Work instructions:
Go through the material and tally the lines containing the string "drawn". Give the total alone.

Stored dataset items:
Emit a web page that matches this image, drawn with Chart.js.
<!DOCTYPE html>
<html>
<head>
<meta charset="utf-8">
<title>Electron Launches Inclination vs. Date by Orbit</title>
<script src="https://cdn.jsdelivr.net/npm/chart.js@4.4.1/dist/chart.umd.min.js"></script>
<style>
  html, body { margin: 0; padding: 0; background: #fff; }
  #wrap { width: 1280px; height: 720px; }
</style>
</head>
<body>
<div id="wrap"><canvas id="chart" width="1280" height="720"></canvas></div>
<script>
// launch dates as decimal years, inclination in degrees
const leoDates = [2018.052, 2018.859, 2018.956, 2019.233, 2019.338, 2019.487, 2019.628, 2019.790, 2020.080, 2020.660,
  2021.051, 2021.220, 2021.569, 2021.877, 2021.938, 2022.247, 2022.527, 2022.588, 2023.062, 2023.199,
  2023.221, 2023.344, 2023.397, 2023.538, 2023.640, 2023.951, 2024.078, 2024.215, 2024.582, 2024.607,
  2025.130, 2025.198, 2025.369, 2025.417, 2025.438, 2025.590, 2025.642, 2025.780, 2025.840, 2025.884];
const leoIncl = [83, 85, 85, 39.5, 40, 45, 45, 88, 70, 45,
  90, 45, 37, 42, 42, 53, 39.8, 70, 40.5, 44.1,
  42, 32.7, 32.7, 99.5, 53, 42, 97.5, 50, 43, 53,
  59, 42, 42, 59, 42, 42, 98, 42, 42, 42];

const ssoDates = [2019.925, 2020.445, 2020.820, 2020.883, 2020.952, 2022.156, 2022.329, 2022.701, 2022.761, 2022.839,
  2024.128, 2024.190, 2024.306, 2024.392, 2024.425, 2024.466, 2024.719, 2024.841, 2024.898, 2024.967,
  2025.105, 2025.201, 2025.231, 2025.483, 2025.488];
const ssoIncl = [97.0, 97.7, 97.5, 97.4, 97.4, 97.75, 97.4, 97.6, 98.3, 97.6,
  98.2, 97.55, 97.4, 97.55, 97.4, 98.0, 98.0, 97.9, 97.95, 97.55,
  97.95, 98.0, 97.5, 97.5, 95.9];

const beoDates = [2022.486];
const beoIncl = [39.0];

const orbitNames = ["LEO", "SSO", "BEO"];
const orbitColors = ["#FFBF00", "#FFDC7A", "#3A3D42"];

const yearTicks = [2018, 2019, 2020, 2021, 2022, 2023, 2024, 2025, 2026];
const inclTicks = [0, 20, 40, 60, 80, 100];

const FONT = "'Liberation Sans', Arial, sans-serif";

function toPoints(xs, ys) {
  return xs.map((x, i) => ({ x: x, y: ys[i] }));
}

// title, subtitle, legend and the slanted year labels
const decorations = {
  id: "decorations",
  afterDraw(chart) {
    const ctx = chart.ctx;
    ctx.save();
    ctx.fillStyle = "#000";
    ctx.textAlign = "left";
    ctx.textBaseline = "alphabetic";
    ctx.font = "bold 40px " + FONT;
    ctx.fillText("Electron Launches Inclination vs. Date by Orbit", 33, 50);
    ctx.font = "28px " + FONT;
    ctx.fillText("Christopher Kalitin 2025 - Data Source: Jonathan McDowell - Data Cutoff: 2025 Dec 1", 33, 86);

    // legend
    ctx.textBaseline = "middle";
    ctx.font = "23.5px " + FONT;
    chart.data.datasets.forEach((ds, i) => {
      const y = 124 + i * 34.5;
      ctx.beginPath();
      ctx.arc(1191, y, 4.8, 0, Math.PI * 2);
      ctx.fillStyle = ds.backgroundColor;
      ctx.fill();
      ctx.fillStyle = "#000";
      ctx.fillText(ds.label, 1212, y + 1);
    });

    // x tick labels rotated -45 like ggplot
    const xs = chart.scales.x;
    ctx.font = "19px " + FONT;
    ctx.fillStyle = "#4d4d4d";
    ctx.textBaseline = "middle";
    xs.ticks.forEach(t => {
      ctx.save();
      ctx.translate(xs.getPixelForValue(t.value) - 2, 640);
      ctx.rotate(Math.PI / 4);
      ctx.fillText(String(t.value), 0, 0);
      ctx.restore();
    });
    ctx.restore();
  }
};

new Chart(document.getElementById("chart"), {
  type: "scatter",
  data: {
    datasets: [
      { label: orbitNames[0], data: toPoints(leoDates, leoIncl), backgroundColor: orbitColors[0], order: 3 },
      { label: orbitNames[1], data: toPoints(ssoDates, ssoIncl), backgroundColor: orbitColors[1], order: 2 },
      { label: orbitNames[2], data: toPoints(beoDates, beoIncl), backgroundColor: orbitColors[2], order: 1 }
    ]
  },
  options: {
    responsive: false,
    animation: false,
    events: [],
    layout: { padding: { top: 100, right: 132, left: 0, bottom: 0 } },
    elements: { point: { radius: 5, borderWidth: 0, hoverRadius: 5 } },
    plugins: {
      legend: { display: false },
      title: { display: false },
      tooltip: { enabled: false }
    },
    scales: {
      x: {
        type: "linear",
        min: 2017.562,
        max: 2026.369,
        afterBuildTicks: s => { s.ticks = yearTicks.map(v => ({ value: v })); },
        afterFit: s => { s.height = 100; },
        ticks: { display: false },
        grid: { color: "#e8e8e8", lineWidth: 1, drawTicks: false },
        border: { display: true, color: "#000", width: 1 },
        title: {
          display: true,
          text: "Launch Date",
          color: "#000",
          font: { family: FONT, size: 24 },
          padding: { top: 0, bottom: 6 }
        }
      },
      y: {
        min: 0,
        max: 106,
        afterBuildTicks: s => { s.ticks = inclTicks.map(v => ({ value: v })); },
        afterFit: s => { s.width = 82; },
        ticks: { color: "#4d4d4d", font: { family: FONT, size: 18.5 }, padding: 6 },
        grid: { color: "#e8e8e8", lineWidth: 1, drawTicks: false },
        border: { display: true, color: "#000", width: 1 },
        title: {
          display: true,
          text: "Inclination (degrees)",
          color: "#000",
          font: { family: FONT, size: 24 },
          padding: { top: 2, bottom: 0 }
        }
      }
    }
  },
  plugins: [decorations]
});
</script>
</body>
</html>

---

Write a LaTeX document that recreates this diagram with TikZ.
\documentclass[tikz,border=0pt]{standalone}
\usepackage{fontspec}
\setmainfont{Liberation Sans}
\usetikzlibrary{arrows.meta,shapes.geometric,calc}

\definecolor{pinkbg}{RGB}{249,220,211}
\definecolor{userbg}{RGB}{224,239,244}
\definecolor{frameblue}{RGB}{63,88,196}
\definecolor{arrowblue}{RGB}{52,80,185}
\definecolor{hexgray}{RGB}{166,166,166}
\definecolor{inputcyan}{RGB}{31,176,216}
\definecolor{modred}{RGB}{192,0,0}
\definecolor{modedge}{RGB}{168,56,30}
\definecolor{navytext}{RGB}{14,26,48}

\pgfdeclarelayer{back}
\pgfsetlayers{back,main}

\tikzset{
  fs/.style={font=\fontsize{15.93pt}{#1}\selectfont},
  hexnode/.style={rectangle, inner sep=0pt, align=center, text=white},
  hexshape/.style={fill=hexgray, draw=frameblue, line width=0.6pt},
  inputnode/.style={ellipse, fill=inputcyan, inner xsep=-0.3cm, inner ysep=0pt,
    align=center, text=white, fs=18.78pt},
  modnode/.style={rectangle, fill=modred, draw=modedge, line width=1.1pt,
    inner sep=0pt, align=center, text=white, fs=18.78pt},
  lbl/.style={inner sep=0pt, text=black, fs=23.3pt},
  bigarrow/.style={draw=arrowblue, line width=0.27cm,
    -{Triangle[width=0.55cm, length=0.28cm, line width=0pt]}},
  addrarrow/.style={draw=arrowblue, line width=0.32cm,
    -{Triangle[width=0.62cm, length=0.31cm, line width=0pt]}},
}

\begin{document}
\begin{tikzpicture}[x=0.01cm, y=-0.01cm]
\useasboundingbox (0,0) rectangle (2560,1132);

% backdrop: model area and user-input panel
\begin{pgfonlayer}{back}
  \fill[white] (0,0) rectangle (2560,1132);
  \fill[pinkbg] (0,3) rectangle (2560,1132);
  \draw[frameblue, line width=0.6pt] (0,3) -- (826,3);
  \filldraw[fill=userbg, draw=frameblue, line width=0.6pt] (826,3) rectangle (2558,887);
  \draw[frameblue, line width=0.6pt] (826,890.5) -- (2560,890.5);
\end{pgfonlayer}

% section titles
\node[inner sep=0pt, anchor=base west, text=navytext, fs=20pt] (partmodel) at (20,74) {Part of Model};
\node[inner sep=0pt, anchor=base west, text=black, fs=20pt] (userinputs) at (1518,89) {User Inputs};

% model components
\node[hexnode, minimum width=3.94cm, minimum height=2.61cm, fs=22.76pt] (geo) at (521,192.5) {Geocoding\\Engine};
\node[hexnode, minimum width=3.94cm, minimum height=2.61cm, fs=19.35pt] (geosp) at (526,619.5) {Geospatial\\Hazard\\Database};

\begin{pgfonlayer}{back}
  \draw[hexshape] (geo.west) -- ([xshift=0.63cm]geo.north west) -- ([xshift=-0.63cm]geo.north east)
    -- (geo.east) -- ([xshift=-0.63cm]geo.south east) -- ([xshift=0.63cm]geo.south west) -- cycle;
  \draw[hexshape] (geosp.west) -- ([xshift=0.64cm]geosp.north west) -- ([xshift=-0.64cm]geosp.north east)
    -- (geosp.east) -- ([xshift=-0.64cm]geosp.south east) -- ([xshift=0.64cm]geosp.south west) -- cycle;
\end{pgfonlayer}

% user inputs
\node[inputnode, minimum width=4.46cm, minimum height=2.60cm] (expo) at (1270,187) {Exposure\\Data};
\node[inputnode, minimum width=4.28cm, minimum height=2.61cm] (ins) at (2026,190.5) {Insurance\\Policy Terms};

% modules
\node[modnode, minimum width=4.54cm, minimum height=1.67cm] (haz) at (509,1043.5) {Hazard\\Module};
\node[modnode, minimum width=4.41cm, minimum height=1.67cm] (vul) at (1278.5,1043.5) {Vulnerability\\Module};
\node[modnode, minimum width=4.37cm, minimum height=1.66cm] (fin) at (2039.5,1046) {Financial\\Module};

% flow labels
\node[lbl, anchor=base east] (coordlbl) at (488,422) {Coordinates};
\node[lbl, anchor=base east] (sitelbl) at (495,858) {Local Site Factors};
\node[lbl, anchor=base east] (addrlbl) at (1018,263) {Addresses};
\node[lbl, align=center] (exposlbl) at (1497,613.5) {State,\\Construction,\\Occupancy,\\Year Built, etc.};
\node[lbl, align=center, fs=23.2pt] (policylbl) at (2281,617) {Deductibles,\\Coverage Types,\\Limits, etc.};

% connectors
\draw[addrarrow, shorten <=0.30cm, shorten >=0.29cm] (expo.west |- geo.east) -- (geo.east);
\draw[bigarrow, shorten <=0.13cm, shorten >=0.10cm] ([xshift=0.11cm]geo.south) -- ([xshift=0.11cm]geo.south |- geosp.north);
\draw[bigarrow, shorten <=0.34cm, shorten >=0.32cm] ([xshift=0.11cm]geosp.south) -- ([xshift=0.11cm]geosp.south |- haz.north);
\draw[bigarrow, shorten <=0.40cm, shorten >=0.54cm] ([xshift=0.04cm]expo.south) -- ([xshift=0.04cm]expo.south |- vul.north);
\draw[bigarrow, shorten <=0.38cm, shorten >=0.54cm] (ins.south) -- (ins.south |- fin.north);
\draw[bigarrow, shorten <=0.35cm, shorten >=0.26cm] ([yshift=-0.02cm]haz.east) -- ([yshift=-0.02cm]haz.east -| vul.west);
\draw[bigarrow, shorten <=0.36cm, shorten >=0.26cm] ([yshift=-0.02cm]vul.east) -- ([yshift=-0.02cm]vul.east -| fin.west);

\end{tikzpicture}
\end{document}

---

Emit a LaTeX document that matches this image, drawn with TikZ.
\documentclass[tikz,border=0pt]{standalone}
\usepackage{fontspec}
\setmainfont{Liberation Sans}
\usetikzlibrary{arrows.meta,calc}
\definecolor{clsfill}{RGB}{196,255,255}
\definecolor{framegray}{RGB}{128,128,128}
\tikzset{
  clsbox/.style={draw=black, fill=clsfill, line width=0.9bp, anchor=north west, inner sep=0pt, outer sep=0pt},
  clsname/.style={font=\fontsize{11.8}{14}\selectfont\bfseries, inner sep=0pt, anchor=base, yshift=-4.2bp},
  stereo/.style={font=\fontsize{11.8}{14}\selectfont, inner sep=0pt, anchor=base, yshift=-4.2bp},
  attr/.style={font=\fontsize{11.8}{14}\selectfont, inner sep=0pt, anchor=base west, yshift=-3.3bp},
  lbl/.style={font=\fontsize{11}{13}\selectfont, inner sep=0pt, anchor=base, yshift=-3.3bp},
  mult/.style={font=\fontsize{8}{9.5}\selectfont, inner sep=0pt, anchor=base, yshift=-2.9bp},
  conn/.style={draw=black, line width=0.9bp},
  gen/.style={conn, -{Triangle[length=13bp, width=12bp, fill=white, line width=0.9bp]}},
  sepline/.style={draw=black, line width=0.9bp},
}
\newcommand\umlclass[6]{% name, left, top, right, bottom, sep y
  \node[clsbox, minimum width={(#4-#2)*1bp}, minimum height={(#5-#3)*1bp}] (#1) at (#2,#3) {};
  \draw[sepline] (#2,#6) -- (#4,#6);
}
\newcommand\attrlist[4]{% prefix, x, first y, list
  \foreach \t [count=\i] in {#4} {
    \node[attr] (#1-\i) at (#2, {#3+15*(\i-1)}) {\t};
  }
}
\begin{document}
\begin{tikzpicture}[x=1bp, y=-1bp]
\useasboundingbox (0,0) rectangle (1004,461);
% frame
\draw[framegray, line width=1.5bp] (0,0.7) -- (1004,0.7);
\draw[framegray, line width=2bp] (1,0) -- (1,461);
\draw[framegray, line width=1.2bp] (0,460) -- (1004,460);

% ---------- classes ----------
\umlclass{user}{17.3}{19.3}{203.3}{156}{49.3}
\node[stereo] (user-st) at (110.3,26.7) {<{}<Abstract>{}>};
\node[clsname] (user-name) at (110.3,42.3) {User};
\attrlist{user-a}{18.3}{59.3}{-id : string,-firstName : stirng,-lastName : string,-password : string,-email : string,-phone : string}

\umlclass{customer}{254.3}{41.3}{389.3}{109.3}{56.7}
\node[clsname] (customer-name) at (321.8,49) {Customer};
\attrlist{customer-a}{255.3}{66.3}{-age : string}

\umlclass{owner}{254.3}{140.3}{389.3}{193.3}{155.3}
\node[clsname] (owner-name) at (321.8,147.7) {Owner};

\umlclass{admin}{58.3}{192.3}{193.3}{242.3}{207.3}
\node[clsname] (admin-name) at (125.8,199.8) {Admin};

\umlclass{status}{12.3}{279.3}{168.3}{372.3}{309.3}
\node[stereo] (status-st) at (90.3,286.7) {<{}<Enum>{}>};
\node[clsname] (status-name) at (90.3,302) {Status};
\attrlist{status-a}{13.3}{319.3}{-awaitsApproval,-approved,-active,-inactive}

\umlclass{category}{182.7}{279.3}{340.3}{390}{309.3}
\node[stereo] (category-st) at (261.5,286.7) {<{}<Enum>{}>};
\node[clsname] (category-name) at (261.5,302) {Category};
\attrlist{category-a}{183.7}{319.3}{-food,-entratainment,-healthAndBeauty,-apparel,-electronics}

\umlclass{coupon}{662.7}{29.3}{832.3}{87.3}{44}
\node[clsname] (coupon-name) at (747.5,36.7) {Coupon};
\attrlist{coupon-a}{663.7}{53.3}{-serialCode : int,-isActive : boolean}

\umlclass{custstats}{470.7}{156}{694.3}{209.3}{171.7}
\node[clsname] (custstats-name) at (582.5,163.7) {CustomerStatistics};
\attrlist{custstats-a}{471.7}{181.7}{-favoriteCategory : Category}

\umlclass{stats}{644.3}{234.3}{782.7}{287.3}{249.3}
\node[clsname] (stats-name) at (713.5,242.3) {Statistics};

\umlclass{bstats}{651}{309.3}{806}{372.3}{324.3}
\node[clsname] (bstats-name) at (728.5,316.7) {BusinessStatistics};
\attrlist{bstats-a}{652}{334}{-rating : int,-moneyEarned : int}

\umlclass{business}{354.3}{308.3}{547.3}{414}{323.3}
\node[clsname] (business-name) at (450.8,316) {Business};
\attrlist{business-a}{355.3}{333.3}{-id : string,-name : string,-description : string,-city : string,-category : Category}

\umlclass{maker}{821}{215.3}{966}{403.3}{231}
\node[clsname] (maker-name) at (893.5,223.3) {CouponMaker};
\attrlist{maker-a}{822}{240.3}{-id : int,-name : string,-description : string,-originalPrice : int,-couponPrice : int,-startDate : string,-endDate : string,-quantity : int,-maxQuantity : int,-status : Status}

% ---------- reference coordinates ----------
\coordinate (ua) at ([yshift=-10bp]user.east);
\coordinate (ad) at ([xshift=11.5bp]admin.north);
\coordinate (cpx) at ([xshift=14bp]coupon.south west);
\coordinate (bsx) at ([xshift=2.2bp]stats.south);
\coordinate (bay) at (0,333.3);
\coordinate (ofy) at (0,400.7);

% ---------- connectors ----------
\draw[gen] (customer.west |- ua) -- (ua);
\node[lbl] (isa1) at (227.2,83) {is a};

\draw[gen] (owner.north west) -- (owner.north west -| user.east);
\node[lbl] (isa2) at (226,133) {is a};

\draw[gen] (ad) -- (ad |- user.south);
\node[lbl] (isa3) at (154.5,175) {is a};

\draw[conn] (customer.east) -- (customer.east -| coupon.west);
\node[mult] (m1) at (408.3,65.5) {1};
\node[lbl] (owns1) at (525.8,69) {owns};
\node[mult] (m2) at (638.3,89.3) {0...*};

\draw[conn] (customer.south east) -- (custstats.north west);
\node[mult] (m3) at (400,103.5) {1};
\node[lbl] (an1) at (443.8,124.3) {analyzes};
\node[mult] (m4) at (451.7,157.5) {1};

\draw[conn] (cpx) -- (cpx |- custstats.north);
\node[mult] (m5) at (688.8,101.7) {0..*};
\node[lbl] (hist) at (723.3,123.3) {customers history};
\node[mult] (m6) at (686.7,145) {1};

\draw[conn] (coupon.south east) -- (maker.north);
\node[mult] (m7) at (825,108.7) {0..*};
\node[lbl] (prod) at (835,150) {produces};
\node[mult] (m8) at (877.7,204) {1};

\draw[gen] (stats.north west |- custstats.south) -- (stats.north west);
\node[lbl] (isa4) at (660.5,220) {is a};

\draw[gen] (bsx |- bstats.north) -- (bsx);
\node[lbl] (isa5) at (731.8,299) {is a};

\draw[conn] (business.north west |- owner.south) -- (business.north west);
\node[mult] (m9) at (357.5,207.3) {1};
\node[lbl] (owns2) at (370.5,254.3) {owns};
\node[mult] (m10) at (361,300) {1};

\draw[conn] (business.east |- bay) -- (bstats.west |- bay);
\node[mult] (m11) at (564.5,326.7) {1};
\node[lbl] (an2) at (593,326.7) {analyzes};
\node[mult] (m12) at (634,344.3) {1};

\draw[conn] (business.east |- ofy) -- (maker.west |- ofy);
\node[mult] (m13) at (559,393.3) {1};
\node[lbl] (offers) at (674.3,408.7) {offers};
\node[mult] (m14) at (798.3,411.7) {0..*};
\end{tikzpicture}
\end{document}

Exercise output:
2